KALEM SURESİ « Haberler Güngören
KALEM SURESİ

KALEM SURESİ

Yazar: İkra Admin
10 Aralık 2019
1232

“Ben Varım”

Güngören temsilciliğimizin 9 Aralık 2019 Pazartesi akşamı hocası İKRA Derneği Genel Başkanı İlahiyatçı Mehmet ÇELİK hocamız idi. Mehmet hocamız bu hafta bizlere Kalem suresinin tefsirini yaptı. Hocamızdan özetle;

Kalem suresi, Peygamberliğin ilk yıllarında nazil olmuştur. O yıllarda zenginlerin çok zengin, fakirlerin tamamen yoksul olduğu, insanların sadece karnını doyurmayı düşündüğü, kadınların alınıp satıldığı, kişi haysiyetsiz olsa dahi parası var ise değer gördüğü yıllardı. İşte böyle bir ortamda, bu tarz kişilere İslam’ı tebliğ edecek olan Peygamberimizi Allah bu sure ile hazırlıyor. Karşısındaki kişinin önce karakterini Peygamberimize öğretirken, onların karşısında kendisinden emin bir şekilde durarak ayakları titremeden İslam’ı tebliğ etmesi gerektiğini öğretiyor.

Bizlerde bugün bu ayetlerden öğreniyoruz ki, doğru söyleyenler müminlerdir. Karşımızda kim olursa olsun, biz kendimizden emin bir şekilde karşılarında durmalıyız.

1-2 Nûn. Kaleme ve (yazanların) onunla yazdıklarına and olsun ki sen -Rabbinin lütfu sayesinde- asla deli değilsin.

3) Hiç şüphesiz senin için bitip tükenmeyen bir ödül vardır.
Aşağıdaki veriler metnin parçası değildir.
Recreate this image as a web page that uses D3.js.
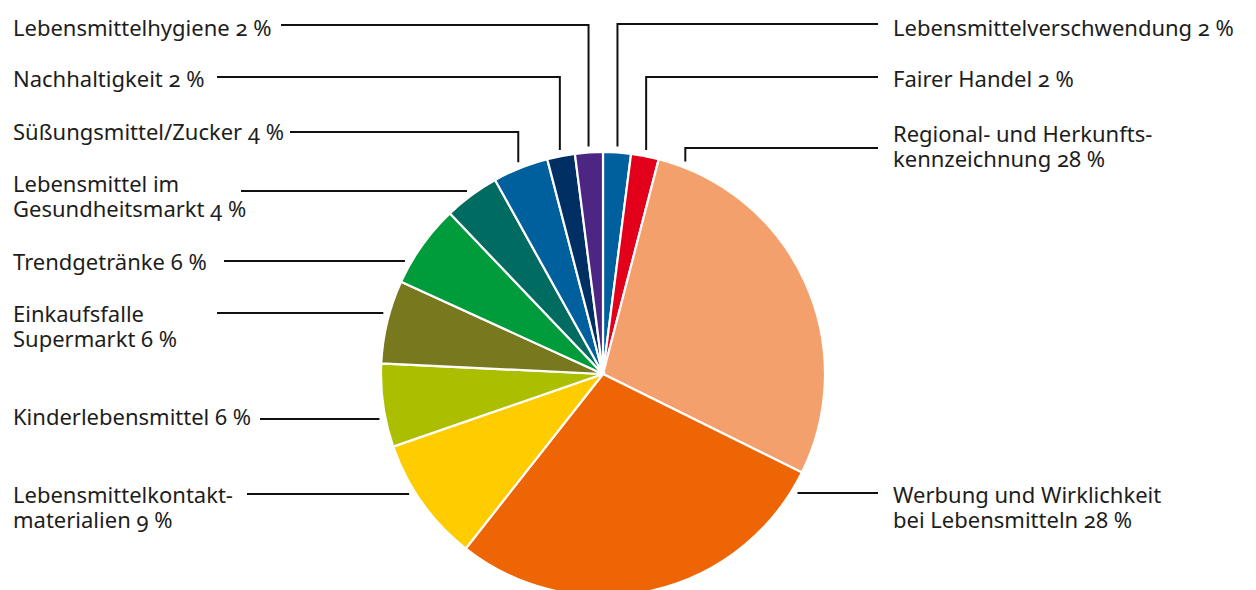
<!DOCTYPE html>
<html>
<head>
<meta charset="utf-8">
<script src="https://cdn.jsdelivr.net/npm/d3@7"></script>
<style>
  body { margin: 0; background: #fff; }
  text { font-family: "Noto Sans", sans-serif; font-size: 22px; fill: #1d1d1b; font-variant-numeric: oldstyle-nums; }
</style>
</head>
<body>
<div class="content"></div>
<script>
// categories, clockwise from 12 o'clock
var categories = ["Lebensmittelverschwendung", "Fairer Handel",
  "Regional- und Herkunfts-\nkennzeichnung", "Werbung und Wirklichkeit\nbei Lebensmitteln",
  "Lebensmittelkontakt-\nmaterialien", "Kinderlebensmittel", "Einkaufsfalle\nSupermarkt",
  "Trendgetränke", "Lebensmittel im\nGesundheitsmarkt", "Süßungsmittel/Zucker",
  "Nachhaltigkeit", "Lebensmittelhygiene"];
var shares = [2, 2, 28, 28, 9, 6, 6, 6, 4, 4, 2, 2];
var colors = ["#00609e", "#e2001a", "#f4a06c", "#ee6505", "#ffcc00", "#abbf00",
  "#78781f", "#009b3b", "#006c61", "#00609e", "#002f63", "#4d2683"];

// label layout: side, first baseline, leader y, leader kind, outer end of leader (left side)
var layout = [
  {side: "r", ty: 36,  ly: 24,  kind: "v"},
  {side: "r", ty: 87,  ly: 77,  kind: "v"},
  {side: "r", ty: 142, ly: 148, kind: "v", frac: 0.065},
  {side: "r", ty: 503, ly: 493, kind: "h"},
  {side: "l", ty: 503, ly: 494, kind: "h", x2: 247},
  {side: "l", ty: 425, ly: 419, kind: "h", x2: 260},
  {side: "l", ty: 322, ly: 313, kind: "h", x2: 217},
  {side: "l", ty: 270, ly: 261, kind: "h", x2: 224},
  {side: "l", ty: 192, ly: 191, kind: "h", x2: 241},
  {side: "l", ty: 140, ly: 132, kind: "v", x2: 290},
  {side: "l", ty: 87,  ly: 77,  kind: "v", x2: 217},
  {side: "l", ty: 36,  ly: 25,  kind: "v", x2: 281}
];

var W = 1256, H = 590, cx = 603, cy = 374, R = 222, gap = 6;

var svg = d3.select(".content").append("svg")
  .attr("width", W).attr("height", H);

var pie = d3.pie().sort(null).value(function(d) { return d; });
var arcs = pie(shares);
var arc = d3.arc().innerRadius(0).outerRadius(R);

svg.append("g").attr("transform", "translate(" + cx + "," + cy + ")")
  .selectAll("path").data(arcs).enter().append("path")
  .attr("d", arc)
  .attr("fill", function(d, i) { return colors[i]; })
  .attr("stroke", "#fff").attr("stroke-width", 2.2);

var lines = svg.append("g");
var labels = svg.append("g");

arcs.forEach(function(a, i) {
  var L = layout[i];
  var rr = R + gap;
  var pts;
  var outerX = L.side == "r" ? 878 : L.x2;
  if (L.kind == "v") {
    var f = L.frac == null ? 0.5 : L.frac;
    var ang = a.startAngle + (a.endAngle - a.startAngle) * f;
    var vx = cx + rr * Math.sin(ang);
    var vy = cy - Math.sqrt(rr * rr - (vx - cx) * (vx - cx));
    pts = [[outerX, L.ly], [vx, L.ly], [vx, vy]];
  } else {
    var dy = L.ly - cy;
    var dx = Math.sqrt(rr * rr - dy * dy);
    var px = L.side == "r" ? cx + dx : cx - dx;
    pts = [[outerX, L.ly], [px, L.ly]];
  }
  lines.append("path")
    .attr("d", d3.line()(pts))
    .attr("fill", "none").attr("stroke", "#111").attr("stroke-width", 2);

  var parts = categories[i].split("\n");
  parts[parts.length - 1] += " " + shares[i] + " %";
  var t = labels.append("text")
    .attr("x", L.side == "r" ? 893 : 13)
    .attr("y", L.ty);
  parts.forEach(function(s, k) {
    t.append("tspan").attr("x", L.side == "r" ? 893 : 13)
      .attr("dy", k == 0 ? 0 : 25).text(s);
  });
});
</script>
</body>
</html>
4) Sen elbette üstün bir ahlâka sahipsin.

5-6) Aranızdan hanginizin aklı bozuk olduğunu yakında sen de göreceksin, onlar da görecekler.
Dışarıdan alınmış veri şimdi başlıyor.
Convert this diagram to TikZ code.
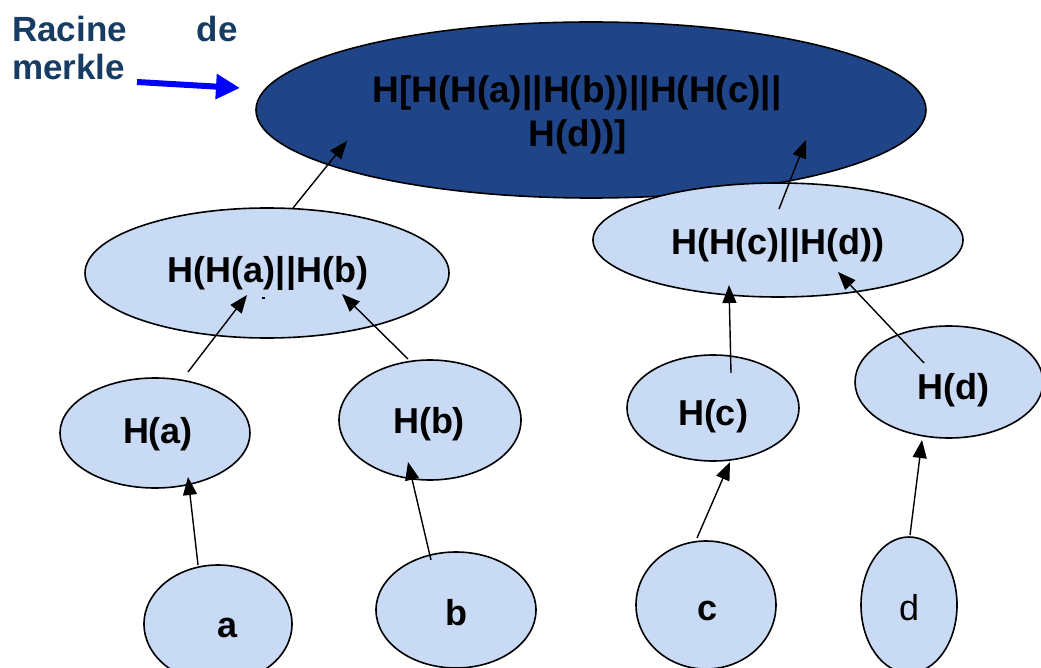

7﴿  Doğrusu, yolundan sapan kimseyi en iyi bilen Rabbindir; hidayete erenleri de en iyi bilen O’dur.

Bu ayetlerden anlıyoruz ki, Allah'ın emirleri doğrultusunda olan biz müminler dosdoğru olmalıyız. Doğru olanların sözleri de doğrudur. İslam’ı tebliğ etmek, doğru yol üzere olan müminlerin görevidir. İslam’ı tebliğ etmek için de bilgi ve donanım sahibi olmakla beraber güzel ahlâklı da olmamız gerekir.

Hiç şüphesiz ki doğru yolda olan ile olmayanı hakkıyla bilen Allah'dır. Güzel ahlâk ile Allah'ın emirleri doğrultusunda ilerleyenleri de, onlara deli yada yalancı diyenleri Allah görüp ve işitendir.
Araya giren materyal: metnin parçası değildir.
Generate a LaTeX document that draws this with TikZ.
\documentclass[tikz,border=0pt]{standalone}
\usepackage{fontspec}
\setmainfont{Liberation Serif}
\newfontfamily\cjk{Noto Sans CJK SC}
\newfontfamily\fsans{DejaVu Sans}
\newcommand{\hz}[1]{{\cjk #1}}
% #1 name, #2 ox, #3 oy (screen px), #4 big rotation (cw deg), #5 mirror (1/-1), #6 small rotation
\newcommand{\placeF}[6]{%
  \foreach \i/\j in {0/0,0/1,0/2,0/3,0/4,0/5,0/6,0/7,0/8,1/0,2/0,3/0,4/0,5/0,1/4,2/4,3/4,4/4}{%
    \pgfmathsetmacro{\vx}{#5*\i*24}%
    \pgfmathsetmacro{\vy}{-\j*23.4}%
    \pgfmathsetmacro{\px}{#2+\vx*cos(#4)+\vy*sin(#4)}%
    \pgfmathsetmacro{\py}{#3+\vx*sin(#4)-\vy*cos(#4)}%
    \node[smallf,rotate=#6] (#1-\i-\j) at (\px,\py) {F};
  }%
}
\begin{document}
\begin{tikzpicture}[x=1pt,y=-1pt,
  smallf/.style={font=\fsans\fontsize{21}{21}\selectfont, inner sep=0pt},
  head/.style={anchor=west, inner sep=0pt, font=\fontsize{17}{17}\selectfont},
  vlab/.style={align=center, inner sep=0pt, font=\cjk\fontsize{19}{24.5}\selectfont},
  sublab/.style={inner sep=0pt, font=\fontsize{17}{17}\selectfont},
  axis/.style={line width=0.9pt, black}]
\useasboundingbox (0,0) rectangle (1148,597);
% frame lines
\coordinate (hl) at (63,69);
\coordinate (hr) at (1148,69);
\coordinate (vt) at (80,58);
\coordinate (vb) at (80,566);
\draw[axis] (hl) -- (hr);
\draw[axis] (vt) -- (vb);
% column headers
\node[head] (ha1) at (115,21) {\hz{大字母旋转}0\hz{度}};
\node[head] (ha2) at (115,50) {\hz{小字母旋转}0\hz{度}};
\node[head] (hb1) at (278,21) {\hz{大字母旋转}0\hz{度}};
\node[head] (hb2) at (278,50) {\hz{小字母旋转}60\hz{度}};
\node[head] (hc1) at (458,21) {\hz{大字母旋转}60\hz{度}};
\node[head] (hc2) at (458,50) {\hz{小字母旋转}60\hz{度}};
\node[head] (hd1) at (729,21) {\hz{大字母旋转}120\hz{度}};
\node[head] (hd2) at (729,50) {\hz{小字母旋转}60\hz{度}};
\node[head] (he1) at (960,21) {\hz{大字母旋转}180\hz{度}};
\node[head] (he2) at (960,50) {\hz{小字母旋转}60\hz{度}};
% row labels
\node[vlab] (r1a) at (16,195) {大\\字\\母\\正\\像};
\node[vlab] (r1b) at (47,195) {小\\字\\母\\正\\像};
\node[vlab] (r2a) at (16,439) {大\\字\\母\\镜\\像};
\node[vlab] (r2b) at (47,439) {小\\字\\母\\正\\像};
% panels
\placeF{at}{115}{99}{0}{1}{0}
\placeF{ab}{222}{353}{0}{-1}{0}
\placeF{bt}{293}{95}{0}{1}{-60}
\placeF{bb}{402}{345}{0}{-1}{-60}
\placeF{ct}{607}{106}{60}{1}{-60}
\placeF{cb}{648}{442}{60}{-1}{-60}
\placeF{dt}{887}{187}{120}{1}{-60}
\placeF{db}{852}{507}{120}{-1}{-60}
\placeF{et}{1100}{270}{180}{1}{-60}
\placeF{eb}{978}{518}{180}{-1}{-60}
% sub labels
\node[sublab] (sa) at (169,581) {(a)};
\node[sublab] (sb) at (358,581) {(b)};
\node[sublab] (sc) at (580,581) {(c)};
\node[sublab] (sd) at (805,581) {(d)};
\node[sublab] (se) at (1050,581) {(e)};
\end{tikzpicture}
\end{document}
Bizler de her daim hazırlıklı olmalıyız, bugün yarın biri bize söz verir ise, yahut bir görev verilir ise kendimizi hazır hissetmeliyiz. Bir başkası yapar, nasıl olsa, bir yapan var demeden ben varım diyerek her daim Allah'ın emirlerini yeryüzüne yaymaya hazır olmayız.